[start Data entries]

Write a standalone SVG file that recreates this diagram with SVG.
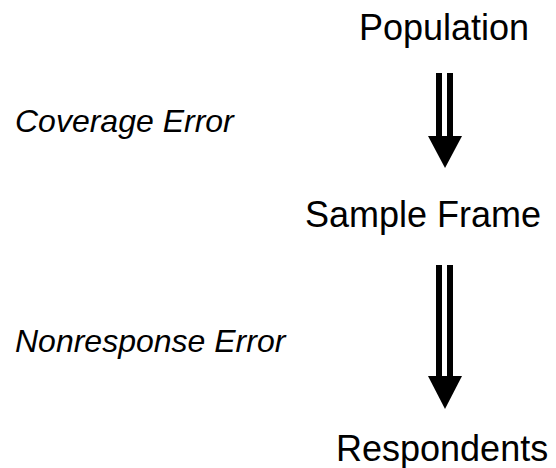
<svg xmlns="http://www.w3.org/2000/svg" width="556" height="468" viewBox="0 0 556 468">
<style>
.lbl{font-family:"Liberation Sans",Arial,sans-serif;font-size:36px;fill:#000}
.err{font-family:"Liberation Sans",Arial,sans-serif;font-size:32px;font-style:italic;fill:#000}
.bar{fill:#000}
</style>
<rect width="556" height="468" fill="#fff"/>
<g id="population"><text class="lbl" x="359" y="40">Population</text></g>
<g id="sample-frame"><text class="lbl" x="305" y="227">Sample Frame</text></g>
<g id="respondents"><text class="lbl" x="336" y="461">Respondents</text></g>
<g id="coverage-error"><text class="err" x="15" y="132">Coverage Error</text></g>
<g id="nonresponse-error"><text class="err" x="15" y="352">Nonresponse Error</text></g>
<g id="connectors">
<g id="arrow1">
<rect class="bar" x="436" y="73" width="6" height="65"/>
<rect class="bar" x="447" y="73" width="6" height="65"/>
<polygon class="bar" points="428,136 462,136 445,168"/>
</g>
<g id="arrow2">
<rect class="bar" x="436" y="265" width="6" height="113"/>
<rect class="bar" x="447" y="265" width="6" height="113"/>
<polygon class="bar" points="428,376 462,376 445,409"/>
</g>
</g>
</svg>
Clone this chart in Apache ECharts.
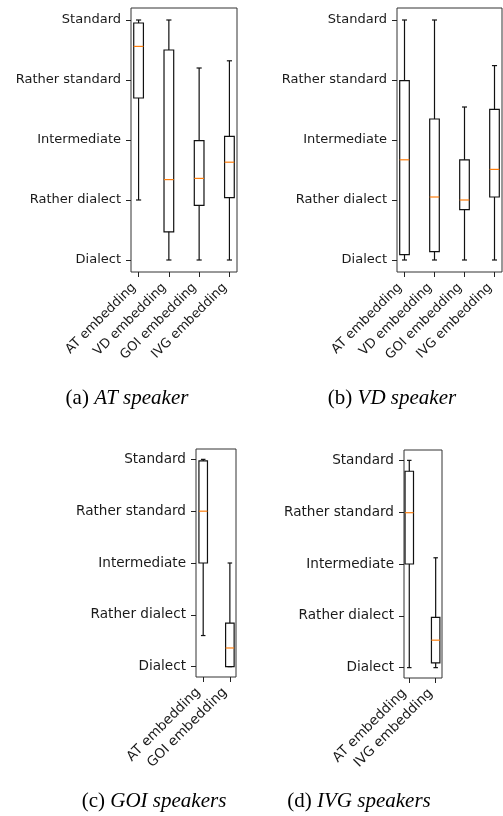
<!DOCTYPE html>
<html><head><meta charset="utf-8">
<script src="https://cdn.jsdelivr.net/npm/echarts@6/dist/echarts.min.js"></script>
<style>html,body{margin:0;padding:0;background:#fff}#c{width:503px;height:816px}</style>
</head><body><div id="c"></div>
<script>
// Rating scale (y tick labels), value 1..5
const levelLabels = ['Dialect', 'Rather dialect', 'Intermediate', 'Rather standard', 'Standard'];
// Categories (x tick labels)
const catsAB = ['AT embedding', 'VD embedding', 'GOI embedding', 'IVG embedding'];
const catsC = ['AT embedding', 'GOI embedding'];
const catsD = ['AT embedding', 'IVG embedding'];
// Box statistics: [min, Q1, median, Q3, max]
const atSpeaker = [[2.0, 3.70, 4.56, 4.95, 5.0], [1.0, 1.47, 2.34, 4.50, 5.0], [1.0, 1.91, 2.36, 2.99, 4.20], [1.0, 2.04, 2.63, 3.06, 4.32]];
const vdSpeaker = [[1.0, 1.09, 2.67, 3.99, 5.0], [1.0, 1.14, 2.05, 3.35, 5.0], [1.0, 1.84, 2.0, 2.67, 3.55], [1.0, 2.05, 2.51, 3.51, 4.24]];
const goiSpeakers = [[1.6, 3.0, 4.0, 4.97, 5.0], [1.0, 1.0, 1.36, 1.84, 3.0]];
const ivgSpeakers = [[1.0, 3.0, 3.99, 4.79, 5.0], [1.0, 1.09, 1.53, 1.97, 3.12]];
// Captions
const captions = [['(a)', 'AT speaker'], ['(b)', 'VD speaker'], ['(c)', 'GOI speakers'], ['(d)', 'IVG speakers']];

const panels = [
  {cats: catsAB, data: atSpeaker, grid: {left: 131, top: 8, width: 106, height: 264}, xr: [0.75, 4.25], fs: 13, margin: 18},
  {cats: catsAB, data: vdSpeaker, grid: {left: 397, top: 8, width: 105, height: 264}, xr: [0.75, 4.25], fs: 13, margin: 18},
  {cats: catsC, data: goiSpeakers, grid: {left: 196, top: 449, width: 40, height: 228}, xr: [0.73, 2.23], fs: 13.6, margin: 18},
  {cats: catsD, data: ivgSpeakers, grid: {left: 404, top: 450, width: 38, height: 228}, xr: [0.8, 2.24], fs: 13.6, margin: 18}
];
const capPos = [[127, 398], [392, 398], [154, 801], [359, 801]];

const BOX_W = 0.32, CAP_W = 0.17;
const TXT = '#1a1a1a';
const FONT = 'DejaVu Sans';

function renderBox(params, api) {
  const x = api.value(0), mn = api.value(1), q1 = api.value(2), md = api.value(3), q3 = api.value(4), mx = api.value(5);
  const hw = BOX_W / 2, cw = CAP_W / 2;
  const p = (a, b) => api.coord([a, b]);
  const tl = p(x - hw, q3), br = p(x + hw, q1);
  const ln = (a, b, color) => ({type: 'line', shape: {x1: a[0], y1: a[1], x2: b[0], y2: b[1]}, style: {stroke: color || '#111', lineWidth: 1.2}});
  return {type: 'group', children: [
    ln(p(x, q1), p(x, mn)),
    ln(p(x, q3), p(x, mx)),
    ln(p(x - cw, mn), p(x + cw, mn)),
    ln(p(x - cw, mx), p(x + cw, mx)),
    {type: 'rect', shape: {x: tl[0], y: tl[1], width: br[0] - tl[0], height: br[1] - tl[1]}, style: {stroke: '#111', lineWidth: 1.2, fill: 'none'}},
    ln(p(x - hw, md), p(x + hw, md), '#ff7f0e')
  ]};
}

const option = {animation: false, backgroundColor: '#fff', grid: [], xAxis: [], yAxis: [], series: [], graphic: []};
panels.forEach((pn, i) => {
  option.grid.push(Object.assign({show: true, borderColor: '#333', borderWidth: 1, backgroundColor: 'transparent'}, pn.grid));
  const xs = pn.cats.map((c, k) => k + 1);
  option.xAxis.push({
    gridIndex: i, type: 'value', min: pn.xr[0], max: pn.xr[1],
    axisLine: {show: false, onZero: false}, splitLine: {show: false},
    axisTick: {show: true, customValues: xs, length: 5, lineStyle: {color: '#222', width: 1}},
    axisLabel: {customValues: xs, formatter: v => pn.cats[Math.round(v) - 1], rotate: 45, margin: pn.margin,
      align: 'right', verticalAlign: 'bottom', fontSize: pn.fs, fontFamily: FONT, color: TXT}
  });
  option.yAxis.push({
    gridIndex: i, type: 'value', min: 0.8, max: 5.2,
    axisLine: {show: false, onZero: false}, splitLine: {show: false},
    axisTick: {show: true, customValues: [1, 2, 3, 4, 5], length: 5, lineStyle: {color: '#222', width: 1}},
    axisLabel: {customValues: [1, 2, 3, 4, 5], formatter: v => levelLabels[Math.round(v) - 1], margin: 10,
      fontSize: pn.fs, fontFamily: FONT, color: TXT}
  });
  option.series.push({
    type: 'custom', xAxisIndex: i, yAxisIndex: i, renderItem: renderBox,
    encode: {x: 0, y: [1, 2, 3, 4, 5]},
    data: pn.data.map((d, k) => [k + 1].concat(d))
  });
  const cp = captions[i];
  option.graphic.push({
    type: 'text', x: capPos[i][0], y: capPos[i][1],
    style: {
      text: '{n|' + cp[0] + '} {i|' + cp[1] + '}', align: 'center', verticalAlign: 'middle',
      fontFamily: 'Liberation Serif', fontSize: 21, fill: '#000',
      rich: {n: {fontFamily: 'Liberation Serif', fontSize: 21, fontStyle: 'normal', color: '#000'},
             i: {fontFamily: 'Liberation Serif', fontSize: 21, fontStyle: 'italic', color: '#000'}}
    }
  });
});
const chart = echarts.init(document.getElementById('c'), null, {renderer: 'canvas'});
chart.setOption(option);
</script></body></html>
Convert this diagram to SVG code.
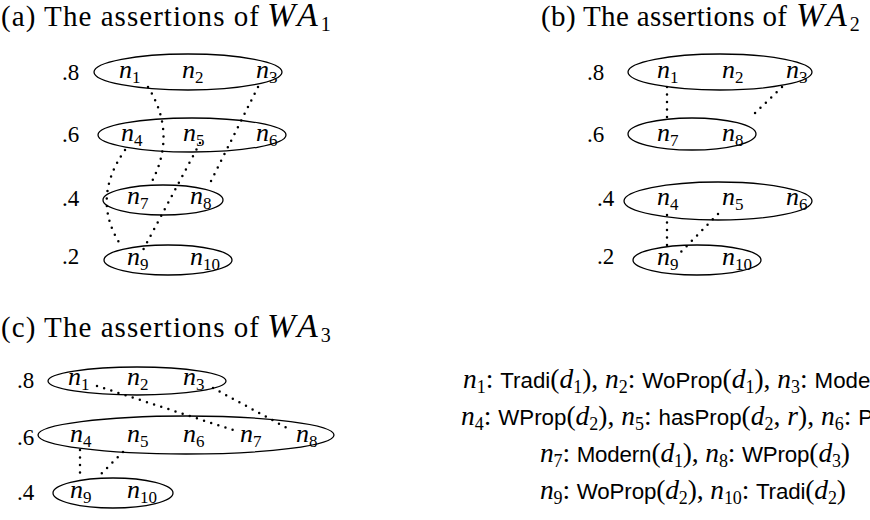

[end Data entries]

> _Stated goal_: Transcribe only the lines above that start at the line containing "Clone this chart in Apache ECharts." and end at the line containing "const FONT = 'DejaVu Sans';". Omit pictures.

> _Result of this exercise_:
Clone this chart in Apache ECharts.
<!DOCTYPE html>
<html><head><meta charset="utf-8">
<script src="https://cdn.jsdelivr.net/npm/echarts@6/dist/echarts.min.js"></script>
<style>html,body{margin:0;padding:0;background:#fff}#c{width:503px;height:816px}</style>
</head><body><div id="c"></div>
<script>
// Rating scale (y tick labels), value 1..5
const levelLabels = ['Dialect', 'Rather dialect', 'Intermediate', 'Rather standard', 'Standard'];
// Categories (x tick labels)
const catsAB = ['AT embedding', 'VD embedding', 'GOI embedding', 'IVG embedding'];
const catsC = ['AT embedding', 'GOI embedding'];
const catsD = ['AT embedding', 'IVG embedding'];
// Box statistics: [min, Q1, median, Q3, max]
const atSpeaker = [[2.0, 3.70, 4.56, 4.95, 5.0], [1.0, 1.47, 2.34, 4.50, 5.0], [1.0, 1.91, 2.36, 2.99, 4.20], [1.0, 2.04, 2.63, 3.06, 4.32]];
const vdSpeaker = [[1.0, 1.09, 2.67, 3.99, 5.0], [1.0, 1.14, 2.05, 3.35, 5.0], [1.0, 1.84, 2.0, 2.67, 3.55], [1.0, 2.05, 2.51, 3.51, 4.24]];
const goiSpeakers = [[1.6, 3.0, 4.0, 4.97, 5.0], [1.0, 1.0, 1.36, 1.84, 3.0]];
const ivgSpeakers = [[1.0, 3.0, 3.99, 4.79, 5.0], [1.0, 1.09, 1.53, 1.97, 3.12]];
// Captions
const captions = [['(a)', 'AT speaker'], ['(b)', 'VD speaker'], ['(c)', 'GOI speakers'], ['(d)', 'IVG speakers']];

const panels = [
  {cats: catsAB, data: atSpeaker, grid: {left: 131, top: 8, width: 106, height: 264}, xr: [0.75, 4.25], fs: 13, margin: 18},
  {cats: catsAB, data: vdSpeaker, grid: {left: 397, top: 8, width: 105, height: 264}, xr: [0.75, 4.25], fs: 13, margin: 18},
  {cats: catsC, data: goiSpeakers, grid: {left: 196, top: 449, width: 40, height: 228}, xr: [0.73, 2.23], fs: 13.6, margin: 18},
  {cats: catsD, data: ivgSpeakers, grid: {left: 404, top: 450, width: 38, height: 228}, xr: [0.8, 2.24], fs: 13.6, margin: 18}
];
const capPos = [[127, 398], [392, 398], [154, 801], [359, 801]];

const BOX_W = 0.32, CAP_W = 0.17;
const TXT = '#1a1a1a';
const FONT = 'DejaVu Sans';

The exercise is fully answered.